In some individuals of bigleaf maple, the grain patterns are unsurpassed, even by walnut, suggesting a potential for use in furniture. Considering its productivity, easy regeneration, and low risk of being affected by damaging agents, bigleaf maple is a suitable species for intensive management on some coastal sites (for example, skeletal alluvial fans, fragmental colluvial slopes, stream-edge sites, and floodplains). Considering its wildlife and aesthetic values and soil improvement capacity, it is a useful short-term or even a long-term, minor admixture in coniferous stands, such as common douglas stands, in southwestern B.C.

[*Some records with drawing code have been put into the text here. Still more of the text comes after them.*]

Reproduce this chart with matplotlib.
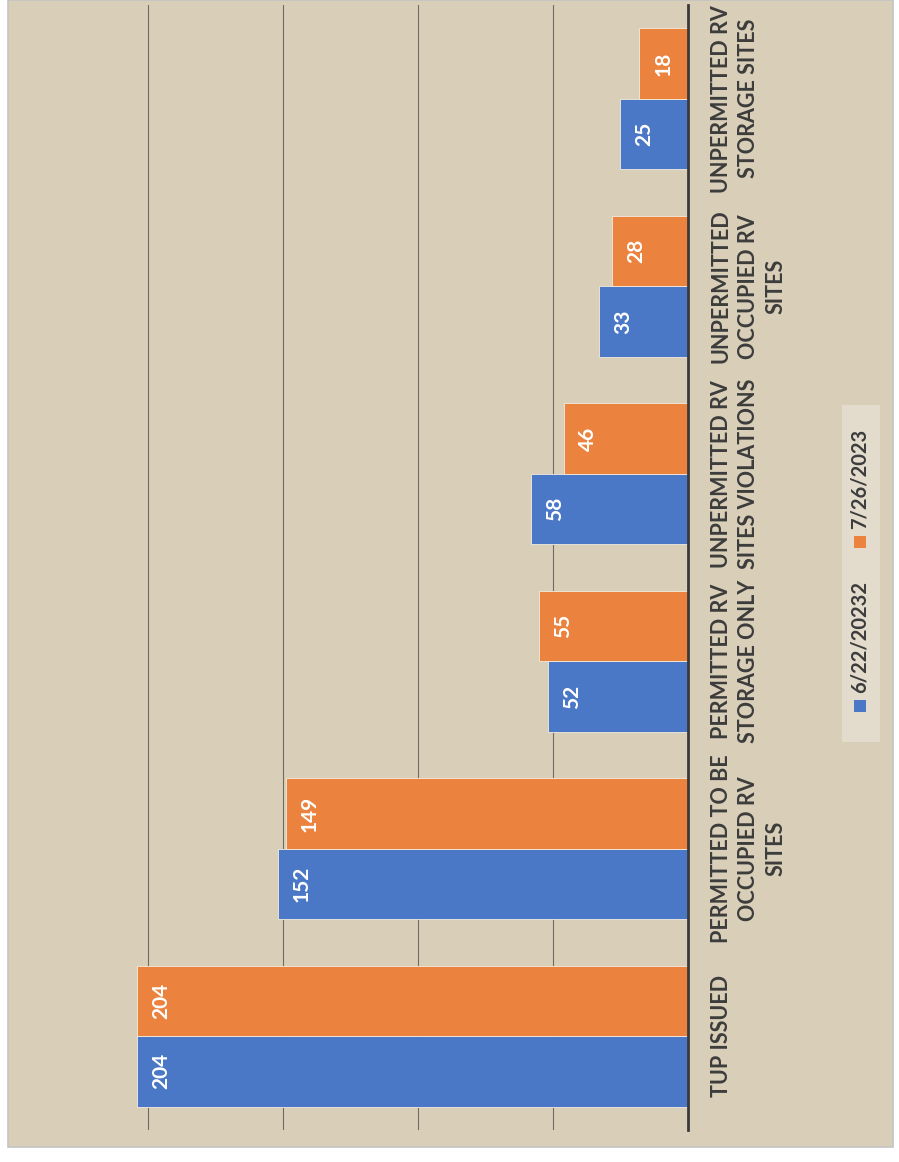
import numpy as np
import matplotlib
matplotlib.use('Agg')
import matplotlib.pyplot as plt
from matplotlib.patches import Rectangle

## chart data
categories = ['TUP ISSUED',
              'PERMITTED TO BE\nOCCUPIED RV\nSITES',
              'PERMITTED RV\nSTORAGE ONLY',
              'UNPERMITTED RV\nSITES VIOLATIONS',
              'UNPERMITTED\nOCCUPIED RV\nSITES',
              'UNPERMITTED RV\nSTORAGE SITES']
series_names = ['6/22/20232', '7/26/2023']
vals_jun = [204, 152, 52, 58, 33, 25]
vals_jul = [204, 149, 55, 46, 28, 18]

blue = '#4A77C6'
orange = '#EB823D'
txt_col = '#3c3c3c'
bg_col = '#d9cfb9'

plt.rcParams['font.family'] = ['Lato', 'DejaVu Sans']

W, H = 899, 1162
fig = plt.figure(figsize=(W/100, H/100), dpi=100)
fig.patch.set_facecolor('white')

# chart area (plain fill instead of the burlap texture)
fig.add_artist(Rectangle((8/W, (H-1147)/H), 885/W, 1147/H, transform=fig.transFigure,
                         facecolor=bg_col, edgecolor='#c4c4c4', lw=1.2, zorder=0))

ax = fig.add_axes([13/W, (H-1130)/H, 675/W, 1125/H])
ax.set_facecolor('none')

y = np.arange(len(categories))
bw = 0.375
b1 = ax.barh(y - bw/2, vals_jun, height=bw, color=blue, edgecolor='#f2ece0', lw=0.6, zorder=3)
b2 = ax.barh(y + bw/2, vals_jul, height=bw, color=orange, edgecolor='#f2ece0', lw=0.6, zorder=3)

ax.set_xlim(250, 0)
ax.set_ylim(-0.5, len(categories) - 0.5)
ax.set_xticks([50, 100, 150, 200])
ax.set_yticks([])
ax.tick_params(axis='x', length=0, labelbottom=False)
ax.grid(axis='x', color='#6f6b63', lw=0.8, zorder=1)

for s in ['top', 'bottom', 'left']:
    ax.spines[s].set_visible(False)
ax.spines['right'].set_color('#3a3a3a')
ax.spines['right'].set_linewidth(2)
ax.spines['right'].set_zorder(4)

# value labels inside bar ends
for bars, vals in [(b1, vals_jun), (b2, vals_jul)]:
    for rect, v in zip(bars, vals):
        ax.annotate(str(v), xy=(v, rect.get_y() + rect.get_height()/2),
                    xytext=(24, 0), textcoords='offset pixels',
                    rotation=90, ha='center', va='center',
                    color='white', fontsize=15, fontweight='bold', zorder=5)

# category labels right of baseline
for i, lab in enumerate(categories):
    ax.annotate(lab, xy=(0, i), xytext=(23, 0), textcoords='offset pixels',
                rotation=90, ha='left', va='center', multialignment='center',
                color=txt_col, fontsize=15.5, fontweight='bold', linespacing=1.38,
                annotation_clip=False)

# legend (rotated, drawn by hand)
fig.add_artist(Rectangle((842/W, (H-742)/H), 38/W, 337/H, transform=fig.transFigure,
                         facecolor='#e6e0d3', edgecolor='none', alpha=0.8, zorder=1))
for col, name, ysq in [(blue, series_names[0], 706), (orange, series_names[1], 542)]:
    fig.add_artist(Rectangle((854/W, (H-ysq-6)/H), 12/W, 12/H, transform=fig.transFigure,
                             facecolor=col, edgecolor='none', zorder=2))
    fig.text(860/W, (H-ysq+13)/H, name, rotation=90, ha='center', va='bottom',
             color=txt_col, fontsize=14.5, fontweight='bold')

fig.savefig('out.png', dpi=100)
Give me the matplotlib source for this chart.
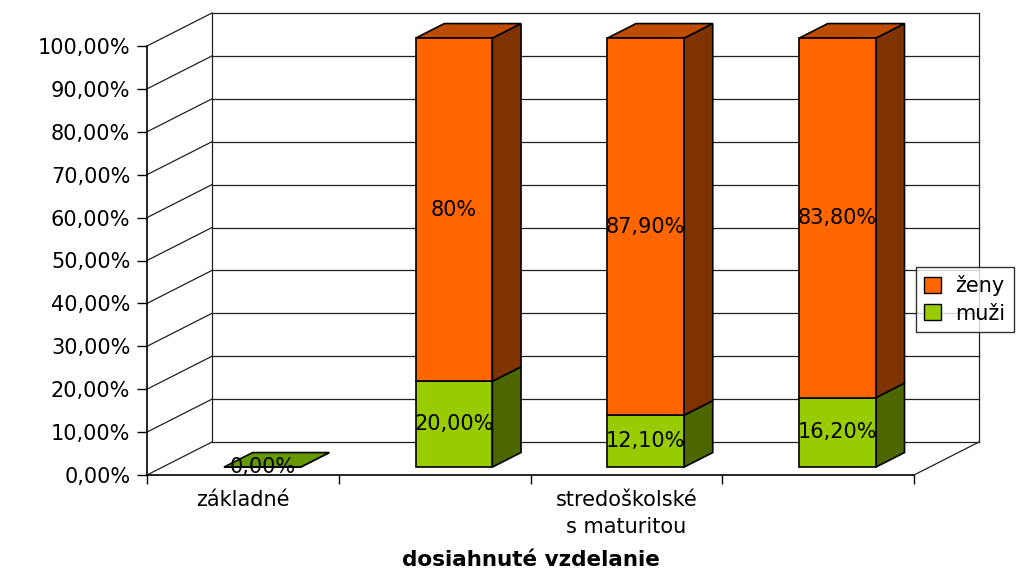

There are two other shrub-sized maple species: vine maple (Acer circinatumPursh) and Douglas maple (Acer glabrum Torr.), the latter of which may attain small tree size. While the range of vine maple is restricted to the southern coastal mainland, Douglas maple occurs throughout central and southern B.C., except the outer coastal region. Both species are shade-tolerant and their litterfall, like that of bigleaf maple, improves humus form quality. More detailed silvics information is given by:
Minore, D. and J.C. Zasada. 1990. Acer macrophyllum. Pp. 33-40 in R.M. Burns and B.H. Honkala (technical coordinators) Silvics of North America, Vol. 2. Agri. Handbook 654, USDA For. Serv., Washington, D.C.